By Earl Robertson
In the synagogue in Thessalonica, Paul and Silas preached “there is another king, one Jesus” (Acts 17:7). It was not then difficult to prove that Jesus was king, but it was difficult to cause men to believe it. The same is true today. Many who claim to be Christians deny the kingship of Jesus! The doctrine of premillennialism denies that Christ is king-and many denominations are, in teaching, premillennial to the core.
Denominations talk about the “church age.” They believe the Old Testament kingdom prophecies were not fulfilled when Jesus came. This, they say, was because the Jews rejected Him. Because of this rejection, He could not then do what He came to do-establish His kingdom; so, as a substitute for the kingdom, He built the church. Some ,. call the church a “contingent” (accident, emergency, liability). The theory of premillennialism makes the church a mere emergency measure resulting from a promissory default and a prophetical fiasco. If Christ now has no kingdom, He is not now king! It is absurd to think of Jesus being king but having no kingdom.
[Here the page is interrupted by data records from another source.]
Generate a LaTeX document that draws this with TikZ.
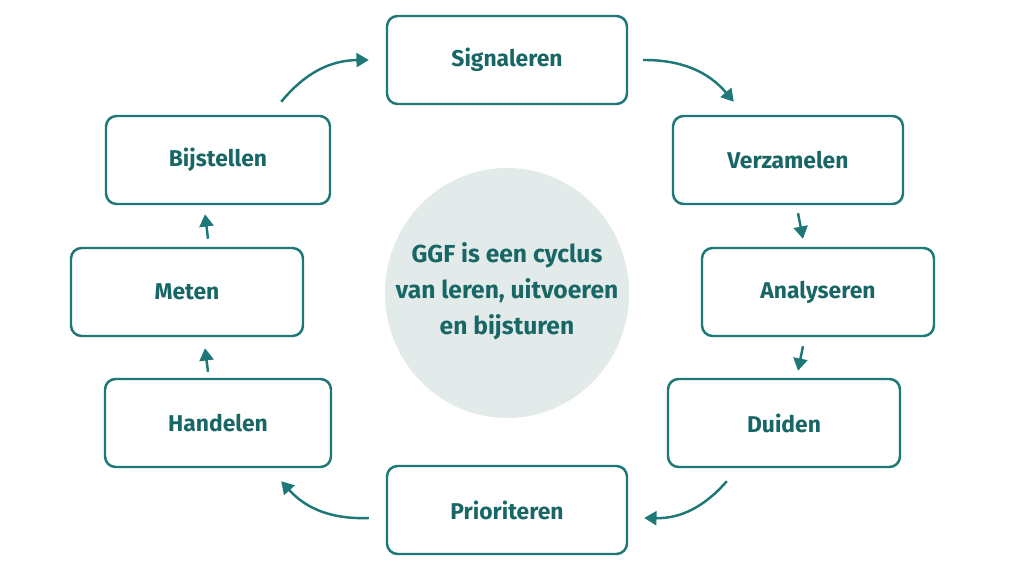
\documentclass[tikz,border=0pt]{standalone}
\usepackage{fontspec}
\setmainfont{Fira Sans}
\usetikzlibrary{arrows.meta}
\definecolor{teal}{HTML}{1E7878}
\definecolor{mist}{HTML}{E2EBE9}
\begin{document}
\begin{tikzpicture}
    % stijlen
    \tikzset{fase/.style={draw=teal, line width=1.4pt, rounded corners=6pt, fill=white, minimum width=4.6cm, minimum height=1.76cm, font=\fontsize{13}{15}\selectfont\bfseries, text=teal!85!black}}
    \tikzset{flow/.style={-{Triangle[length=7pt,width=8pt]}, line width=1.4pt, teal}}
    \useasboundingbox (0,0) rectangle (20.48,11.52);
    \fill[white] (0,0) rectangle (20.48,11.52);

    % midden
    \fill[mist] (10.14,5.66) ellipse [x radius=2.44cm, y radius=2.5cm];
    \node[align=center, font=\fontsize{14}{20.5}\selectfont\bfseries, text=teal!85!black] (kern) at (10.14,5.7)
          {GGF is een cyclus\\van leren, uitvoeren\\en bijsturen};

    % fasen
    \node[fase, minimum width=4.8cm] (sig) at (10.14,10.32) {Signaleren};
    \node[fase] (ver) at (15.76,8.32) {Verzamelen};
    \node[fase, minimum width=4.64cm] (ana) at (16.36,5.68) {Analyseren};
    \node[fase, minimum width=4.64cm] (dui) at (15.68,3.06) {Duiden};
    \node[fase, minimum width=4.8cm] (pri) at (10.14,1.32) {Prioriteren};
    \node[fase, minimum width=4.52cm] (han) at (4.36,3.06) {Handelen};
    \node[fase, minimum width=4.64cm] (met) at (3.74,5.68) {Meten};
    \node[fase, minimum width=4.48cm] (bij) at (4.36,8.32) {Bijstellen};

    % pijlen
    \draw[flow] ([xshift=0.3cm]sig.east) to[bend left=25] ([xshift=1.24cm,yshift=0.26cm]ver.north west);
    \draw[flow] ([xshift=0.2cm,yshift=-0.16cm]ver.south) -- ([xshift=-0.3cm,yshift=0.16cm]ana.north);
    \draw[flow] ([xshift=-0.3cm,yshift=-0.18cm]ana.south) -- ([xshift=0.28cm,yshift=0.14cm]dui.north);
    \draw[flow] ([xshift=1.2cm,yshift=-0.26cm]dui.south west) to[bend left=25] ([xshift=0.32cm,yshift=-0.16cm]pri.east);
    \draw[flow] ([xshift=-0.34cm,yshift=-0.16cm]pri.west) to[bend left=25] ([xshift=-1.02cm,yshift=-0.26cm]han.south east);
    \draw[flow] ([xshift=-0.2cm,yshift=0.12cm]han.north) -- ([xshift=0.36cm,yshift=-0.22cm]met.south);
    \draw[flow] ([xshift=0.42cm,yshift=0.16cm]met.north) -- ([xshift=-0.26cm,yshift=-0.18cm]bij.south);
    \draw[flow] ([xshift=-1cm,yshift=0.26cm]bij.north east) to[bend left=25] ([xshift=-0.34cm]sig.west);
\end{tikzpicture}
\end{document}
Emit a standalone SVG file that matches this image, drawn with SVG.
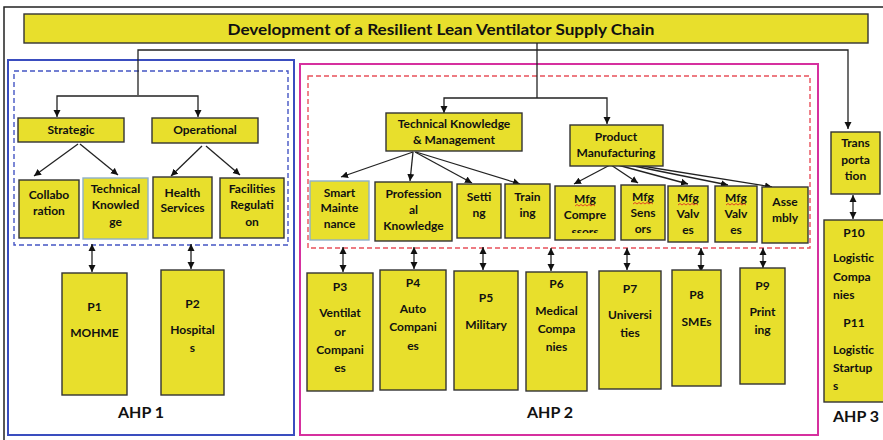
<svg xmlns="http://www.w3.org/2000/svg" width="883" height="440" viewBox="0 0 883 440">
<defs>
<style>
.box{fill:#e8df2c;stroke:#333;stroke-width:1.4}
.boxb{fill:#e8df2c;stroke:#8fb0c8;stroke-width:1.4}
.t{font-family:Lato,"Liberation Sans",sans-serif;font-weight:bold;font-size:12px;fill:#111;text-anchor:middle}
.tl{font-family:Lato,"Liberation Sans",sans-serif;font-weight:bold;font-size:12px;fill:#111}
.ahp{font-family:Lato,"Liberation Sans",sans-serif;font-weight:bold;font-size:16px;fill:#111}
.c{fill:none;stroke:#222;stroke-width:1.3}
.sq{fill:none;stroke:#e02020;stroke-width:0.8}
</style>
<marker id="ah" markerUnits="userSpaceOnUse" markerWidth="8" markerHeight="8" refX="7" refY="4" orient="auto-start-reverse">
<path d="M0,0.5 L7,4 L0,7.5 z" fill="#111"/>
</marker>
<clipPath id="cpComp"><rect x="555" y="186" width="60" height="47"/></clipPath>
</defs>
<rect width="883" height="440" fill="#fff"/>
<path d="M4,440 V7 H883" fill="none" stroke="#222" stroke-width="1.5"/>

<g id="title">
<rect class="box" x="24" y="14" width="844" height="29"/>
<text x="441" y="35" font-family="Lato,'Liberation Sans',sans-serif" font-weight="bold" font-size="15.5" fill="#111" text-anchor="middle" textLength="427" lengthAdjust="spacingAndGlyphs">Development of a Resilient Lean Ventilator Supply Chain</text>
</g>

<g id="ahp1-frame">
<rect x="8" y="60" width="286" height="375" fill="none" stroke="#3a4dbf" stroke-width="2"/>
<rect x="14" y="71" width="274" height="174" fill="none" stroke="#4455c4" stroke-width="1.4" stroke-dasharray="5,3"/>
<text class="ahp" x="118" y="418">AHP 1</text>
</g>
<g id="ahp2-frame">
<rect x="300" y="64" width="518" height="371" fill="none" stroke="#d6309f" stroke-width="2"/>
<rect x="308" y="76" width="502" height="172" fill="none" stroke="#e8505b" stroke-width="1.4" stroke-dasharray="5,3"/>
<text class="ahp" x="527" y="418">AHP 2</text>
</g>
<g id="ahp3-label">
<text class="ahp" x="833" y="422">AHP 3</text>
</g>

<g id="connectors">
<path class="c" d="M138,95 V50 H848 V129" marker-end="url(#ah)"/>
<path class="c" d="M138,96 H57 V117" marker-end="url(#ah)"/>
<path class="c" d="M138,96 H198 V117" marker-end="url(#ah)"/>
<path class="c" d="M537,43 V98"/>
<path class="c" d="M537,98 H444 V113" marker-end="url(#ah)"/>
<path class="c" d="M537,98 H607 V124" marker-end="url(#ah)"/>
<path class="c" d="M78,144 L34,176" marker-end="url(#ah)"/>
<path class="c" d="M80,144 L118,175" marker-end="url(#ah)"/>
<path class="c" d="M202,146 L171,176" marker-end="url(#ah)"/>
<path class="c" d="M206,146 L240,175" marker-end="url(#ah)"/>
<path class="c" d="M413,152 L341,177" marker-end="url(#ah)"/>
<path class="c" d="M413,152 L410,181" marker-end="url(#ah)"/>
<path class="c" d="M415,152 L472,183" marker-end="url(#ah)"/>
<path class="c" d="M416,152 L520,184" marker-end="url(#ah)"/>
<path class="c" d="M610,165 L574,184" marker-end="url(#ah)"/>
<path class="c" d="M611,165 L638,183" marker-end="url(#ah)"/>
<path class="c" d="M614,164 L688,184" marker-end="url(#ah)"/>
<path class="c" d="M619,163 L728,185" marker-end="url(#ah)"/>
<path class="c" d="M623,163 L772,187" marker-end="url(#ah)"/>
<path class="c" d="M92,244 V272" marker-start="url(#ah)" marker-end="url(#ah)"/>
<path class="c" d="M191,244 V269" marker-start="url(#ah)" marker-end="url(#ah)"/>
<path class="c" d="M343,247 V272" marker-start="url(#ah)" marker-end="url(#ah)"/>
<path class="c" d="M414,247 V269" marker-start="url(#ah)" marker-end="url(#ah)"/>
<path class="c" d="M483,247 V270" marker-start="url(#ah)" marker-end="url(#ah)"/>
<path class="c" d="M551,248 V271" marker-start="url(#ah)" marker-end="url(#ah)"/>
<path class="c" d="M627,248 V270" marker-start="url(#ah)" marker-end="url(#ah)"/>
<path class="c" d="M701,248 V272" marker-start="url(#ah)" marker-end="url(#ah)"/>
<path class="c" d="M763,248 V268" marker-start="url(#ah)" marker-end="url(#ah)"/>
<path class="c" d="M853,195 V219" marker-start="url(#ah)" marker-end="url(#ah)"/>
</g>

<g id="strategic"><rect class="box" x="18" y="118" width="106" height="24"/><text class="t" x="71" y="134">Strategic</text></g>
<g id="operational"><rect class="box" x="152" y="118" width="106" height="25"/><text class="t" x="205" y="134">Operational</text></g>
<g id="collaboration"><rect class="box" x="19" y="180" width="60" height="58"/><text class="t" x="49" y="199">Collabo</text><text class="t" x="49" y="215">ration</text></g>
<g id="technical-knowledge"><rect class="boxb" x="83" y="178" width="65" height="61"/><text class="t" x="115.5" y="193">Technical</text><text class="t" x="115.5" y="209">Knowled</text><text class="t" x="115.5" y="226">ge</text></g>
<g id="health-services"><rect class="box" x="153" y="177" width="59" height="61"/><text class="t" x="182.5" y="197">Health</text><text class="t" x="182.5" y="212">Services</text></g>
<g id="facilities-regulation"><rect class="box" x="220" y="178" width="64" height="60"/><text class="t" x="252" y="193">Facilities</text><text class="t" x="252" y="209">Regulati</text><text class="t" x="252" y="226">on</text></g>
<g id="p1"><rect class="box" x="62" y="273" width="65" height="122"/><text class="t" x="94.5" y="311">P1</text><text class="t" x="94.5" y="337">MOHME</text></g>
<g id="p2"><rect class="box" x="161" y="270" width="63" height="125"/><text class="t" x="192.5" y="308">P2</text><text class="t" x="192.5" y="334">Hospital</text><text class="t" x="192.5" y="352">s</text></g>

<g id="tkm"><rect class="box" x="386" y="113" width="136" height="38"/><text class="t" x="454" y="128">Technical Knowledge</text><text class="t" x="454" y="144">&amp; Management</text></g>
<g id="product-manufacturing"><rect class="box" x="570" y="125" width="93" height="41"/><text class="t" x="616" y="141">Product</text><text class="t" x="616" y="157">Manufacturing</text></g>
<g id="smart-maintenance"><rect class="boxb" x="310" y="181" width="59" height="59"/><text class="t" x="339.5" y="197">Smart</text><text class="t" x="339.5" y="212">Mainte</text><text class="t" x="339.5" y="228">nance</text></g>
<g id="professional-knowledge"><rect class="box" x="375" y="182" width="77" height="59"/><text class="t" x="413.5" y="198">Profession</text><text class="t" x="413.5" y="214">al</text><text class="t" x="413.5" y="230">Knowledge</text></g>
<g id="setting"><rect class="box" x="457" y="184" width="44" height="54"/><text class="t" x="479" y="201">Setti</text><text class="t" x="479" y="217">ng</text></g>
<g id="training"><rect class="box" x="505" y="184" width="45" height="54"/><text class="t" x="527.5" y="201">Train</text><text class="t" x="527.5" y="217">ing</text></g>
<g id="mfg-compressors"><rect class="box" x="555" y="186" width="60" height="54"/><g clip-path="url(#cpComp)"><text class="t" x="585" y="203">Mfg</text><text class="t" x="585" y="219">Compre</text><text class="t" x="585" y="236">ssors</text></g><path class="sq" d="M575,206 l2,-1.5 l2,1.5 l2,-1.5 l2,1.5 l2,-1.5 l2,1.5 l2,-1.5 l2,1.5 l2,-1.5 l2,1.5"/></g>
<g id="mfg-sensors"><rect class="box" x="621" y="185" width="44" height="55"/><text class="t" x="643" y="201">Mfg</text><text class="t" x="643" y="217">Sens</text><text class="t" x="643" y="233">ors</text><path class="sq" d="M633,204 l2,-1.5 l2,1.5 l2,-1.5 l2,1.5 l2,-1.5 l2,1.5 l2,-1.5 l2,1.5 l2,-1.5 l2,1.5"/></g>
<g id="mfg-valves-1"><rect class="box" x="668" y="186" width="40" height="56"/><text class="t" x="688" y="202">Mfg</text><text class="t" x="688" y="218">Valv</text><text class="t" x="688" y="234">es</text><path class="sq" d="M678,205 l2,-1.5 l2,1.5 l2,-1.5 l2,1.5 l2,-1.5 l2,1.5 l2,-1.5 l2,1.5 l2,-1.5 l2,1.5"/></g>
<g id="mfg-valves-2"><rect class="box" x="715" y="186" width="42" height="56"/><text class="t" x="736" y="202">Mfg</text><text class="t" x="736" y="218">Valv</text><text class="t" x="736" y="234">es</text><path class="sq" d="M726,205 l2,-1.5 l2,1.5 l2,-1.5 l2,1.5 l2,-1.5 l2,1.5 l2,-1.5 l2,1.5 l2,-1.5 l2,1.5"/></g>
<g id="assembly"><rect class="box" x="762" y="187" width="46" height="56"/><text class="t" x="785" y="206">Asse</text><text class="t" x="785" y="222">mbly</text></g>

<g id="p3"><rect class="box" x="307" y="273" width="66" height="118"/><text class="t" x="340" y="291">P3</text><text class="t" x="340" y="317">Ventilat</text><text class="t" x="340" y="336">or</text><text class="t" x="340" y="354">Compani</text><text class="t" x="340" y="372">es</text></g>
<g id="p4"><rect class="box" x="380" y="270" width="66" height="120"/><text class="t" x="413" y="287">P4</text><text class="t" x="413" y="313">Auto</text><text class="t" x="413" y="331">Compani</text><text class="t" x="413" y="350">es</text></g>
<g id="p5"><rect class="box" x="454" y="271" width="64" height="119"/><text class="t" x="486" y="302">P5</text><text class="t" x="486" y="329">Military</text></g>
<g id="p6"><rect class="box" x="526" y="272" width="61" height="119"/><text class="t" x="556.5" y="288">P6</text><text class="t" x="556.5" y="315">Medical</text><text class="t" x="556.5" y="333">Compa</text><text class="t" x="556.5" y="351">nies</text></g>
<g id="p7"><rect class="box" x="599" y="271" width="62" height="118"/><text class="t" x="630" y="293">P7</text><text class="t" x="630" y="319">Universi</text><text class="t" x="630" y="337">ties</text></g>
<g id="p8"><rect class="box" x="672" y="270" width="49" height="116"/><text class="t" x="696.5" y="299">P8</text><text class="t" x="696.5" y="326">SMEs</text></g>
<g id="p9"><rect class="box" x="740" y="268" width="45" height="116"/><text class="t" x="762.5" y="290">P9</text><text class="t" x="762.5" y="316">Print</text><text class="t" x="762.5" y="334">ing</text></g>

<g id="transportation"><rect class="box" x="831" y="132" width="49" height="62"/><text class="t" x="855.5" y="147">Trans</text><text class="t" x="855.5" y="164">porta</text><text class="t" x="855.5" y="180">tion</text></g>
<g id="p10-p11"><rect class="box" x="824" y="220" width="62" height="182"/><text class="t" x="854" y="237">P10</text><text class="tl" x="833" y="262">Logistic</text><text class="tl" x="833" y="281">Compa</text><text class="tl" x="833" y="299">nies</text><text class="t" x="854" y="327">P11</text><text class="tl" x="833" y="354">Logistic</text><text class="tl" x="833" y="372">Startup</text><text class="tl" x="833" y="390">s</text></g>
</svg>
The church and the kingdom are one and the same people.
Ezekiel, speaking of the one nation that would be made of all nations under the rule of Jesus, said, “And David my servant shall be king over them; and they all shall have one shepherd: They shall also walk in my judgments, and observe my statutes, and do them” (Ezek 37:24). Ezekiel was not speaking of David himself, bur of his seed. David was dead when the prophet said this and has remained so. “Men and brethren, let me freely speak unto you of the patriarch David, that he is both dead and buried, and his sepulcher is with us unto this day” (Acts 2:29). Ezekiel was restating the same promise regarding David’s posterity that God told David would happen: “And when thy days be fulfilled, and thou shaft sleep with thy fathers, I will set up thy seed after thee, which shall proceed out of thy bowels, and I will establish his kingdom. He shall build an house for my name, and I will establish the throne of his kingdom forever” (2 Sam. 7:12, 13). David had to be dead when God would do with his posterity the things promised!
Jesus is king and has a kingdom-His kingdom (Col. 1:13). He went to heaven to receive it (Dan. 7:13, 14; Lk. 19:12-15; Heb. 12:28; Acts 1 and 2). He is king of kings and lord of lords (1 Tim. 6:15), premillennialism to the contrary, notwithstanding.